- WHAT YOU WILL DO:
Leave the pictures out, and output exactly the lines from the one containing "Write the matplotlib code for this chart." through the one containing "channel_width = 0.48".

- Code that draws figures:
┌────────

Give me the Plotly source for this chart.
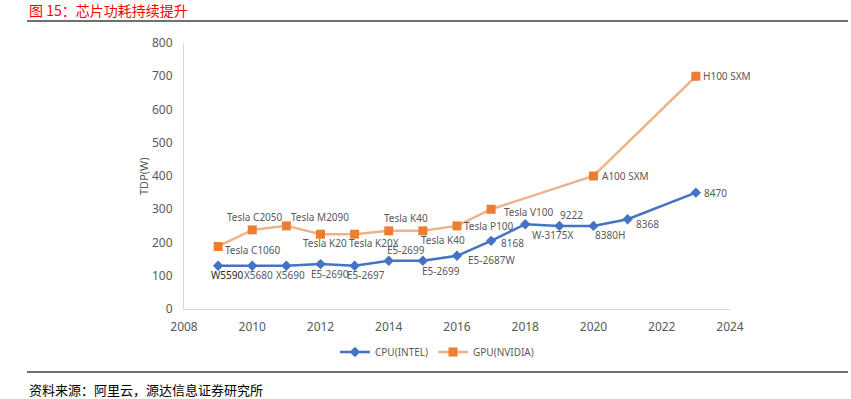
import plotly.graph_objects as go

cpu_years = [2009, 2010, 2011, 2012, 2013, 2014, 2015, 2016, 2017, 2018, 2019, 2020, 2021, 2023]
cpu_tdp = [130, 130, 130, 135, 130, 145, 145, 160, 205, 255, 250, 250, 270, 350]
cpu_names = ["W5590", "X5680", "X5690", "E5-2690", "E5-2697", "E5-2699", "E5-2699",
             "E5-2687W", "8168", "W-3175X", "9222", "8380H", "8368", "8470"]

gpu_years = [2009, 2010, 2011, 2012, 2013, 2014, 2015, 2016, 2017, 2020, 2023]
gpu_tdp = [188, 238, 250, 225, 225, 235, 235, 250, 300, 400, 700]
gpu_names = ["Tesla C1060", "Tesla C2050", "Tesla M2090", "Tesla K20", "Tesla K20X",
             "Tesla K40", "Tesla K40", "Tesla P100", "Tesla V100", "A100 SXM", "H100 SXM"]

x_ticks = [2008, 2010, 2012, 2014, 2016, 2018, 2020, 2022, 2024]
y_ticks = [0, 100, 200, 300, 400, 500, 600, 700, 800]

# label offsets in pixels (dx right, dy down)
cpu_dx = [9, 6, 4, 9, 11, 17, 18, 34, 21, 27, 12, 16, 20, 20]
cpu_dy = [9, 9, 9, 10, 9, -11, 10, 4, 2, 11, -11, 9, 5, 0]
gpu_dx = [35, 3, 34, 4, 19, 17, 20, 32, 38, 32, 31]
gpu_dy = [4, -13, -9, 9, 9, -13, 9, 0, 3, 0, 0]

FONT = "Noto Sans, Noto Sans CJK SC, sans-serif"
GRAY = "#595959"

fig = go.Figure()
fig.add_trace(go.Scatter(
    x=cpu_years, y=cpu_tdp, name="CPU(INTEL)", mode="lines+markers",
    line=dict(color="#4472C4", width=2.5),
    marker=dict(symbol="diamond", size=8, color="#4472C4"),
))
fig.add_trace(go.Scatter(
    x=gpu_years, y=gpu_tdp, name="GPU(NVIDIA)", mode="lines+markers",
    line=dict(color="#EDB48A", width=2.5),
    marker=dict(symbol="square", size=9, color="#ED7D31"),
))

for i, (xv, yv, t) in enumerate(zip(cpu_years, cpu_tdp, cpu_names)):
    fig.add_annotation(x=xv, y=yv, text=t, showarrow=False, xanchor="center", yanchor="middle",
                       xshift=cpu_dx[i], yshift=-cpu_dy[i],
                       font=dict(size=10, color="#262626" if i == 0 else GRAY, family=FONT))
for i, (xv, yv, t) in enumerate(zip(gpu_years, gpu_tdp, gpu_names)):
    fig.add_annotation(x=xv, y=yv, text=t, showarrow=False, xanchor="center", yanchor="middle",
                       xshift=gpu_dx[i], yshift=-gpu_dy[i],
                       font=dict(size=10, color=GRAY, family=FONT))

L, R, T, B = 184, 730, 43, 309
W, H = 851, 399
pw, ph = R - L, B - T

def px(x):
    return (x - L) / pw

def py(y):
    return (B - y) / ph

# title
fig.add_annotation(xref="paper", yref="paper", x=px(27), y=py(10), text="图 15：芯片功耗持续提升",
                   showarrow=False, xanchor="left", yanchor="middle",
                   font=dict(size=14, color="#FF0000", family="Noto Sans CJK SC"))
# source
fig.add_annotation(xref="paper", yref="paper", x=px(27), y=py(389), text="资料来源：阿里云，源达信息证券研究所",
                   showarrow=False, xanchor="left", yanchor="middle",
                   font=dict(size=13, color="#000000", family="Noto Sans CJK SC"))
# y axis title
fig.add_annotation(xref="paper", yref="paper", x=px(143), y=py(176), text="TDP(W)",
                   showarrow=False, textangle=-90, xanchor="center", yanchor="middle",
                   font=dict(size=11, color=GRAY, family=FONT))

fig.add_shape(type="line", xref="paper", yref="paper", x0=px(27), x1=px(848), y0=py(21), y1=py(21),
              line=dict(color="#404040", width=1.5))
fig.add_shape(type="line", xref="paper", yref="paper", x0=px(27), x1=px(848), y0=py(372), y1=py(372),
              line=dict(color="#404040", width=1.5))

fig.update_layout(
    width=W, height=H,
    margin=dict(l=L, r=W - R, t=T, b=H - B),
    paper_bgcolor="white", plot_bgcolor="white",
    font=dict(family=FONT, color=GRAY),
    xaxis=dict(range=[2008, 2024], tickvals=x_ticks, showgrid=False, zeroline=False,
               showline=True, linecolor="#D9D9D9", linewidth=1, ticks="",
               ticklabelstandoff=7, tickfont=dict(size=12, color=GRAY)),
    yaxis=dict(range=[0, 800], tickvals=y_ticks, showgrid=False, zeroline=False,
               showline=True, linecolor="#D9D9D9", linewidth=1, ticks="",
               ticklabelstandoff=8, tickfont=dict(size=12, color=GRAY)),
    legend=dict(orientation="h", x=px(437), xanchor="center", y=py(352), yanchor="middle",
                font=dict(size=10, color=GRAY), itemwidth=30, bgcolor="rgba(0,0,0,0)"),
    showlegend=True,
)

fig.write_html("out.html", config={"displayModeBar": False},
               post_script="document.body.style.margin='0';document.body.style.overflow='hidden';")
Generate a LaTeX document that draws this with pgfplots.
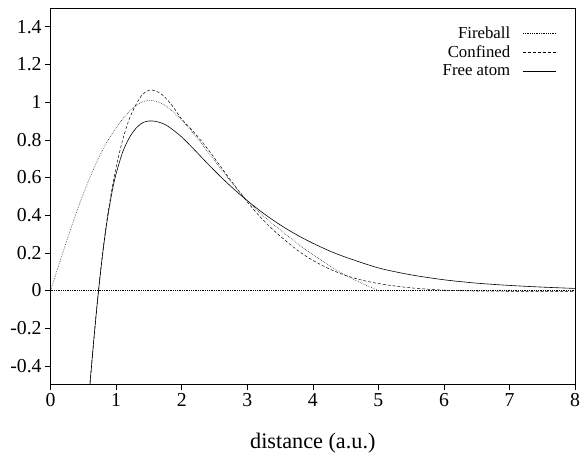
\documentclass[border=0pt]{standalone}
\usepackage{fontspec}
\setmainfont{Liberation Serif}
\usepackage{pgfplots}
\pgfplotsset{compat=1.18}

\begin{document}
\begin{tikzpicture}
\begin{axis}[
  scale only axis, width=529bp, height=380bp,
  xmin=0, xmax=8, ymin=-0.5, ymax=1.5,
  xtick={0,1,2,3,4,5,6,7,8},
  ytick={-0.4,-0.2,0,0.2,0.4,0.6,0.8,1,1.2,1.4},
  tick pos=left, tick align=outside,
  major tick length=5.5bp,
  tick style={black, line width=0.6pt},
  axis line style={line width=0.8pt},
  /pgf/number format/assume math mode=true,
  tick label style={font=\fontsize{20}{22}\selectfont},
  xlabel={distance (a.u.)},
  xlabel style={font=\fontsize{22.5}{25}\selectfont, yshift=-19bp},
  legend style={draw=none, fill=none, at={(0.970,0.962)}, anchor=north east,
    font=\fontsize{17}{19}\selectfont, legend cell align=right, row sep=2bp},
  legend plot pos=right,
  legend image code/.code={\path[draw=none] (0bp,0bp) -- (1bp,0bp); \draw[#1] (11bp,0bp) -- (44bp,0bp);},
  clip=true,
]
\addplot[black, line width=0.5pt, dash pattern=on 0.6pt off 1.2pt, smooth] coordinates {
(0,0) (0.2,0.215) (0.4,0.42) (0.6,0.6) (0.8,0.75) (1.0,0.865) (1.2,0.95) (1.35,0.993)
(1.5,1.01) (1.65,1.0) (1.8,0.97) (2.0,0.905) (2.2,0.825) (2.4,0.735) (2.6,0.645)
(2.8,0.558) (3.0,0.478) (3.2,0.41) (3.4,0.35) (3.6,0.295) (3.8,0.24) (4.0,0.19)
(4.2,0.145) (4.4,0.1) (4.6,0.063) (4.8,0.03) (5.0,0)
};
\addlegendentry{Fireball}
\addplot[black, line width=0.5pt, dash pattern=on 3pt off 2pt, smooth] coordinates {
(0.55,-0.7) (0.60,-0.5) (0.65,-0.30) (0.70,-0.11) (0.75,0.06) (0.80,0.215) (0.85,0.35)
(0.90,0.465) (0.95,0.565) (1.0,0.655) (1.1,0.8) (1.2,0.91) (1.3,0.985) (1.4,1.04)
(1.5,1.063) (1.6,1.06) (1.7,1.04) (1.8,1.005) (1.9,0.96) (2.0,0.91) (2.2,0.835)
(2.4,0.75) (2.6,0.655) (2.8,0.56) (3.0,0.47) (3.2,0.39) (3.4,0.32) (3.6,0.26)
(3.8,0.205) (4.0,0.16) (4.25,0.115) (4.5,0.08) (4.75,0.055) (5.0,0.037) (5.25,0.024)
(5.5,0.014) (5.75,0.007) (6.0,0.002) (6.5,-0.003) (7,-0.004) (8,-0.004)
};
\addlegendentry{Confined}
\addplot[black, line width=0.6pt, smooth] coordinates {
(0.55,-0.7) (0.60,-0.5) (0.65,-0.30) (0.70,-0.11) (0.75,0.06) (0.80,0.21) (0.85,0.34)
(0.90,0.45) (0.95,0.545) (1.0,0.62) (1.1,0.735) (1.2,0.81) (1.3,0.86) (1.4,0.89)
(1.5,0.90) (1.6,0.898) (1.7,0.888) (1.8,0.87) (2.0,0.815) (2.2,0.745) (2.4,0.672)
(2.6,0.602) (2.8,0.537) (3.0,0.477) (3.2,0.422) (3.4,0.372) (3.6,0.327) (3.8,0.287)
(4.0,0.251) (4.25,0.211) (4.5,0.177) (5.0,0.12) (5.5,0.083) (6.0,0.057) (6.5,0.039)
(7.0,0.027) (7.5,0.018) (8.0,0.011)
};
\addlegendentry{Free atom}
\addplot[black, line width=0.4pt, dash pattern=on 0.6pt off 1.2pt, forget plot] coordinates {(0,0) (8,0)};
\end{axis}
\pgfresetboundingbox
\path (current axis.south west) ++(-51bp,-68bp);
\path (current axis.north east) ++(8bp,8bp);
\end{tikzpicture}
\end{document}
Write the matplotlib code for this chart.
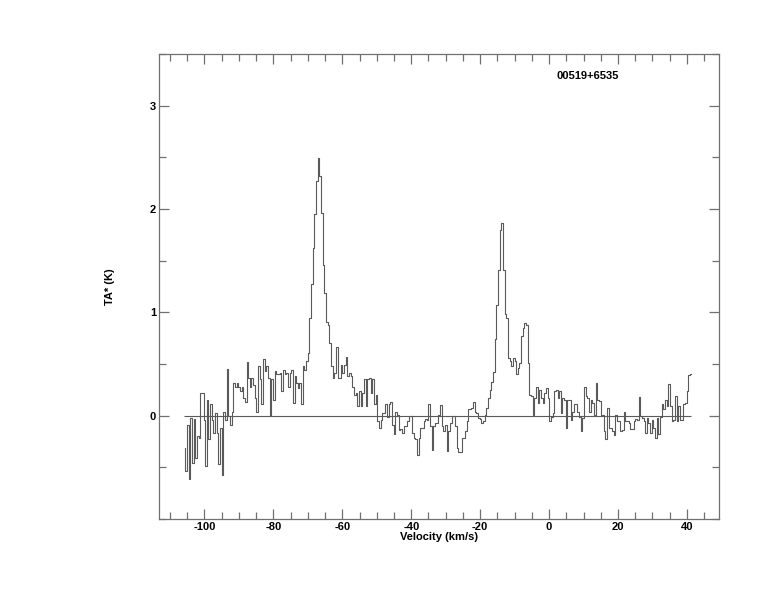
import numpy as np
import matplotlib
matplotlib.use("Agg")
import matplotlib.pyplot as plt
from matplotlib.ticker import MultipleLocator

# Spectrum of 00519+6535, antenna temperature per channel
source_name = "00519+6535"
channel_start = -105.8   # km/s, centre of first channel
channel_width = 0.48     # km/s

ta_k = [
    # -105.8 .. -78.9
    -0.31, -0.54, -0.09, -0.61, -0.02, -0.46, -0.03, -0.41, -0.20, -0.22,
    0.22, 0.22, -0.04, -0.49, 0.15, -0.23, 0.11, -0.04, -0.17, 0.03,
    -0.17, -0.47, -0.12, -0.57, 0.04, -0.04, 0.45, 0.00, -0.09, 0.04,
    0.32, 0.28, 0.32, 0.28, 0.24, 0.28, 0.17, 0.13, 0.52, 0.36,
    0.28, 0.36, 0.30, 0.17, 0.04, 0.48, 0.35, 0.11, 0.55, 0.43,
    0.48, 0.36, 0.00, 0.35, 0.15, 0.43, 0.40,
    # first line, around -67 km/s
    0.40, 0.41, 0.24, 0.44, 0.40, 0.41, 0.28, 0.41, 0.44, 0.12,
    0.38, 0.32, 0.27, 0.32, 0.11, 0.48, 0.44, 0.53, 0.61, 0.95,
    1.27, 1.62, 1.95, 2.27, 2.49, 2.32, 1.96, 1.46, 1.19, 0.91,
    0.88, 0.70, 0.48, 0.36, 0.41, 0.66, 0.36, 0.36, 0.49, 0.41,
    0.49, 0.57, 0.38, 0.41, 0.38, 0.28, 0.20, 0.22, 0.09, 0.24,
    0.09, 0.22, 0.35, 0.09, 0.35, 0.36, 0.22, 0.35, 0.11, 0.20,
    -0.05, -0.12, -0.04, 0.03, 0.03, 0.11, -0.01,
    # trough between the lines
    0.11, 0.13, -0.09, -0.18, 0.04, 0.01, -0.14, -0.13, -0.17, -0.10,
    -0.10, -0.05, 0.00, 0.00, -0.17, -0.22, -0.23, -0.38, -0.22, -0.12,
    -0.12, -0.05, -0.03, -0.04, 0.11, -0.10, -0.33, -0.10, -0.07, -0.07,
    0.01, 0.10, -0.10, -0.15, -0.09, -0.34, -0.15, -0.07, 0.00, 0.00,
    -0.10, -0.31, -0.35, -0.35, -0.22, -0.22, -0.15, -0.05, 0.06, 0.06,
    0.07, 0.13, 0.04, 0.03, -0.02, -0.03, -0.07, -0.05, 0.01, 0.07,
    0.17, 0.25, 0.33,
    # second line, around -13 km/s
    0.42, 0.74, 1.07, 1.41, 1.80, 1.86, 1.41, 0.98, 0.95, 0.56,
    0.53, 0.48, 0.56, 0.53, 0.40, 0.46, 0.51, 0.77, 0.85, 0.90,
    0.88, 0.51, 0.20, 0.19, 0.01, 0.17, 0.28, 0.12, 0.25, 0.17,
    0.12, 0.22, 0.27, 0.17, -0.05, -0.01, 0.03, 0.24, 0.25, 0.17,
    0.24, 0.03, 0.17, 0.15, -0.12,
    # 6 .. 42 km/s
    0.15, 0.15, -0.04, 0.04, 0.11, 0.11, 0.04, -0.01, -0.15, -0.02,
    0.28, 0.19, 0.17, 0.04, 0.15, 0.12, 0.01, 0.32, 0.15, 0.14,
    0.01, 0.01, -0.15, -0.23, 0.07, -0.12, -0.12, -0.15, -0.19, 0.01,
    -0.05, -0.05, -0.15, -0.14, 0.04, -0.05, -0.05, -0.07, -0.13, -0.13,
    -0.05, -0.03, -0.04, 0.18, 0.00, -0.02, -0.05, -0.17, -0.02, -0.07,
    -0.17, -0.04, -0.12, -0.22, -0.02, -0.18, -0.01, 0.11, 0.06, 0.15,
    0.09, 0.31, 0.09, -0.05, -0.04, 0.19, -0.05, 0.09, -0.04, -0.04,
    0.11, 0.12, 0.24, 0.39, 0.40,
]

x_major = 20
x_minor = 5
y_major = 1
y_minor = 0.5

velocity = channel_start + channel_width * np.arange(len(ta_k))

plt.rcParams['font.family'] = ['Liberation Sans', 'DejaVu Sans']
plt.rcParams['font.weight'] = 'bold'
plt.rcParams['axes.unicode_minus'] = False

line_col = '#5a5a5a'
frame_col = '#707070'

fig = plt.figure(figsize=(7.74, 6.12), dpi=100)
ax = fig.add_axes([159 / 774, 1 - 519 / 612, 560 / 774, 465 / 612])

ax.step(velocity, ta_k, where='mid', color=line_col, linewidth=0.8)
ax.hlines(0, velocity[0] - channel_width / 2, velocity[-1] + channel_width / 2,
          color=line_col, linewidth=0.8)

ax.set_xlim(-113.2, 49.3)
ax.set_ylim(-1, 3.5)

ax.xaxis.set_major_locator(MultipleLocator(x_major))
ax.xaxis.set_minor_locator(MultipleLocator(x_minor))
ax.yaxis.set_major_locator(MultipleLocator(y_major))
ax.yaxis.set_minor_locator(MultipleLocator(y_minor))
ax.set_yticks([0, 1, 2, 3])

ax.tick_params(which='both', direction='in', top=True, right=True,
               color=frame_col, width=0.9, labelsize=8, pad=2)
ax.tick_params(which='major', length=7)
ax.tick_params(which='minor', length=5)
for lab in ax.get_xticklabels() + ax.get_yticklabels():
    lab.set_fontweight('bold')

for s in ax.spines.values():
    s.set_color(frame_col)
    s.set_linewidth(0.9)

ax.set_xlabel("Velocity (km/s)", fontsize=8, fontweight='bold', labelpad=0)
ax.set_ylabel("TA* (K)", fontsize=8, fontweight='bold')
ax.yaxis.set_label_coords(-0.078, 0.5)

ax.text(0.765, 0.9525, source_name, transform=ax.transAxes, fontsize=8,
        fontweight='bold', ha='center', va='center')

fig.savefig("out.png", dpi=100)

└────────

- SOLUTION BELOW:
Write the matplotlib code for this chart.
import numpy as np
import matplotlib
matplotlib.use("Agg")
import matplotlib.pyplot as plt
from matplotlib.ticker import MultipleLocator

# Spectrum of 00519+6535, antenna temperature per channel
source_name = "00519+6535"
channel_start = -105.8   # km/s, centre of first channel
channel_width = 0.48     # km/s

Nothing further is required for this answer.